Si hace tiempo que usted no se ríe leyendo un libro, aquí tiene una buena oportunidad. Las peripecias del soldado Svejk, una continua sucesión de situaciones disparatadas protagonizadas por un soldado a quien las circunstancias llevan de nuevo al ejército a pesar de haber sido declarado oficialmente idiota, tienen la virtud de provocar una ininterrumpida sucesión no sólo de cómplices sonrisas sino de abiertas carcajadas.
La situación de Checoslovaquia en el momento del asesinato del archiduque Fernando en Sarajevo, lleva a Svejk a las filas del ejército del imperio de Austria-Hungría para participar en la gran guerra de 1914. Hasek, su autor, se vale de la mirada ingenua de este personaje para llevar a cabo una de las más devastadoras críticas contra el militarismo. Y no sólo. La religión, la burocracia, las costumbres, la corrupción, la sociedad de su tiempo... tampoco se libran de la mirada irónica, burlona, irrespetuosa, de un personaje para quien la verdad está por encima de todos los valores. Esa verdad, en su boca, convierte los grandes ideales, los valores más respetados, las hazañas más veneradas, los principios más sublimes, en lo que a veces son: una sucesión de ridículas realidades utilizadas por el poder para construir una Historia a la medida de las circunstancias.
Franz Kafka, contemporáneo de Hasek (ambos nacieron en Praga el mismo año y murieron con un año de diferencia), retrató una sociedad aplastada por la burocracia de un sistema cerrado, cuyos ciudadanos se movían en una atmósfera asfixiante convertidos en seres alienados. Es la misma atmósfera que retrata Jaroslav Hasek a través de las comisarías, las cárceles, los hospitales, los manicomios, las tabernas... de una ciudad sometida a la vigilancia de un imperio represor. Sólo que la mirada de Hasek es la de un personaje que la transforma en irónica y crítica a través del humor. Es la risa de Kafka.

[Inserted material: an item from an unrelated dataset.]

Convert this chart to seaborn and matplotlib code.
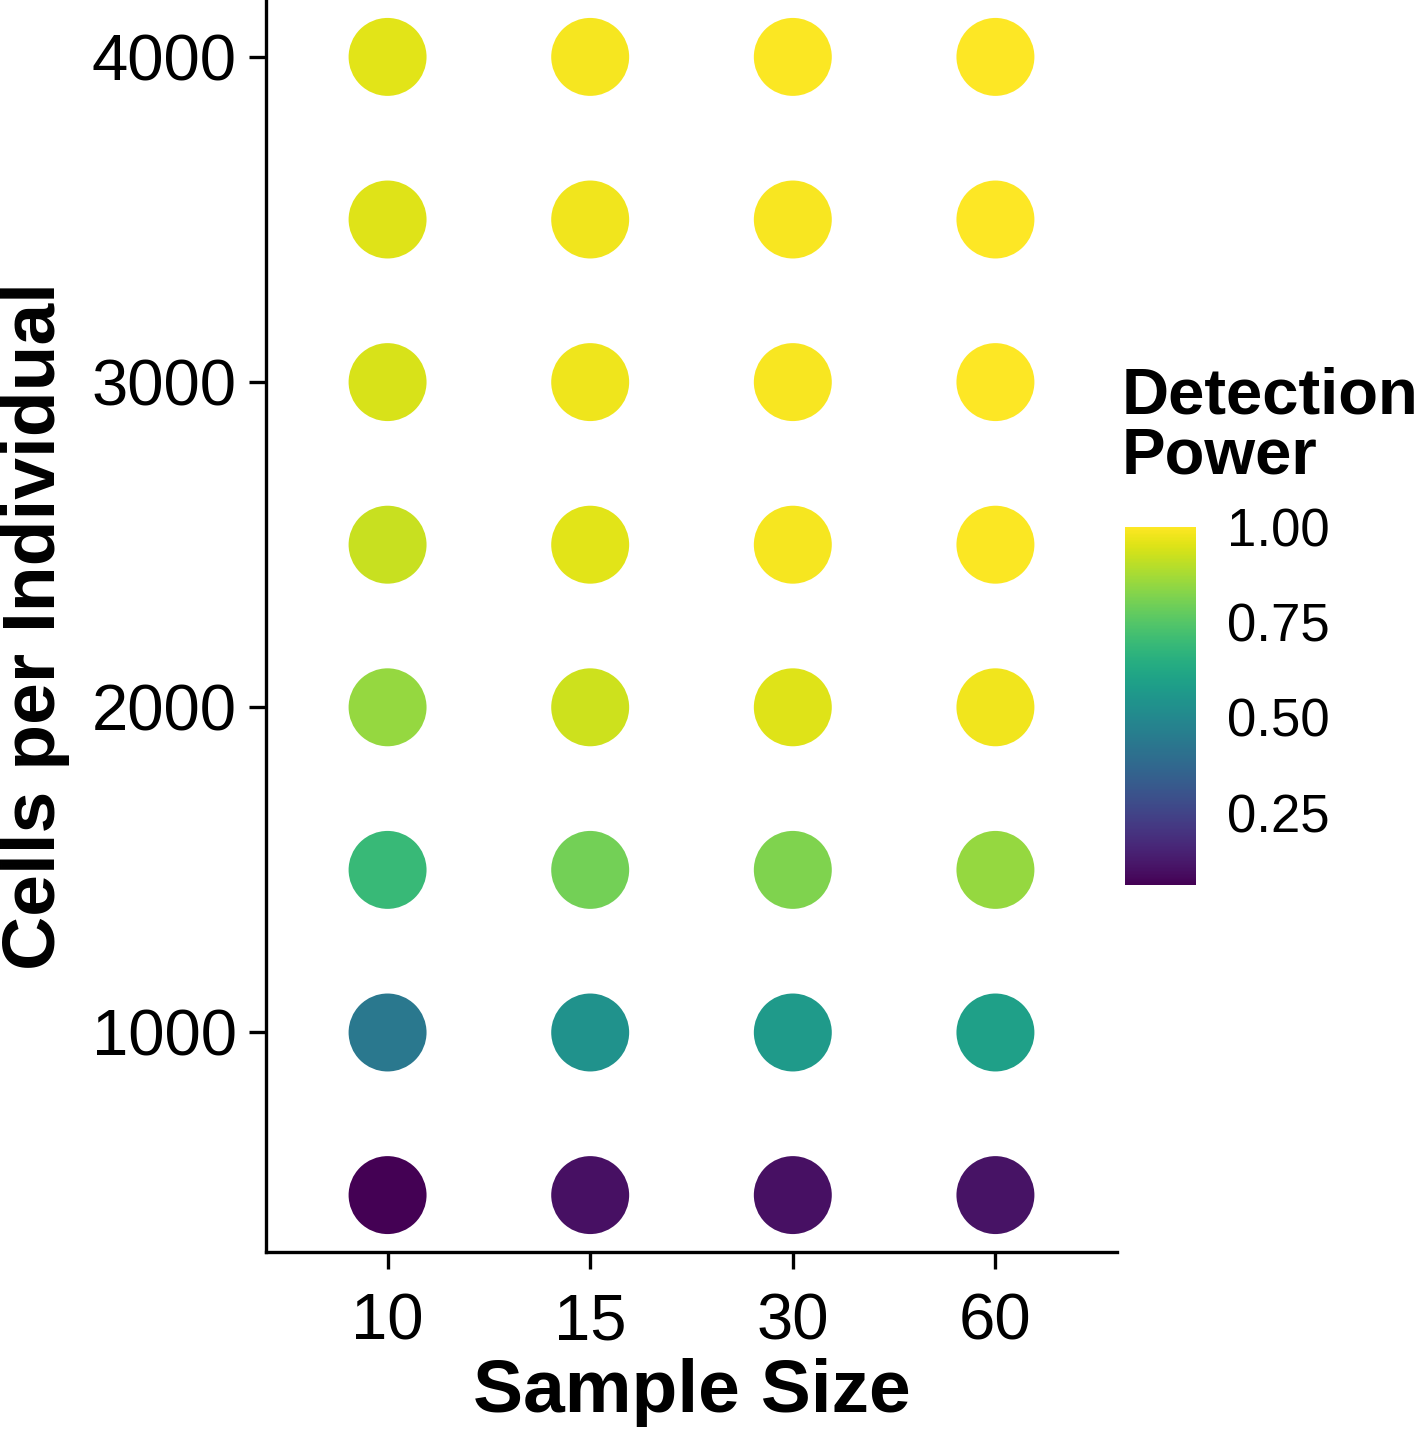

Hasek dirige su crítica más corrosiva contra el militarismo, aprovechando la desastrosa situación del ejército de Austria-Hungría durante la Primera Guerra Mundial (La educación sirve para ennoblecer el alma, cosa que al ejército no le interesa. P.318). La incompetencia de los mandos militares, la desorganización en la retaguardia y en el campo de batalla, la represión a través de absurdos consejos de guerra y castigos desproporcionados, la corrupción de la oficialidad y las condiciones miserables de la soldadesca, la incompetencia de los altos cargos... todo pasa a través del tamiz de la mirada ingenua de un soldado cuyas buenas acciones llevan consigo consecuencias dramáticas, como aquel personaje de Buñuel, Nazarín, que cada vez que llevaba a cabo un acto de caridad provocaba perjuicios irreparables.
Heredero de la novela picaresca y del Quijote de Cervantes (existen paralelismos entre el personaje de Svejk y el de Sancho Panza), Jaroslav Hsasek ha construido una novela genial (también incompleta, como las de Kafka) que cumple los requisitos de toda gran obra literaria: educar y entretener.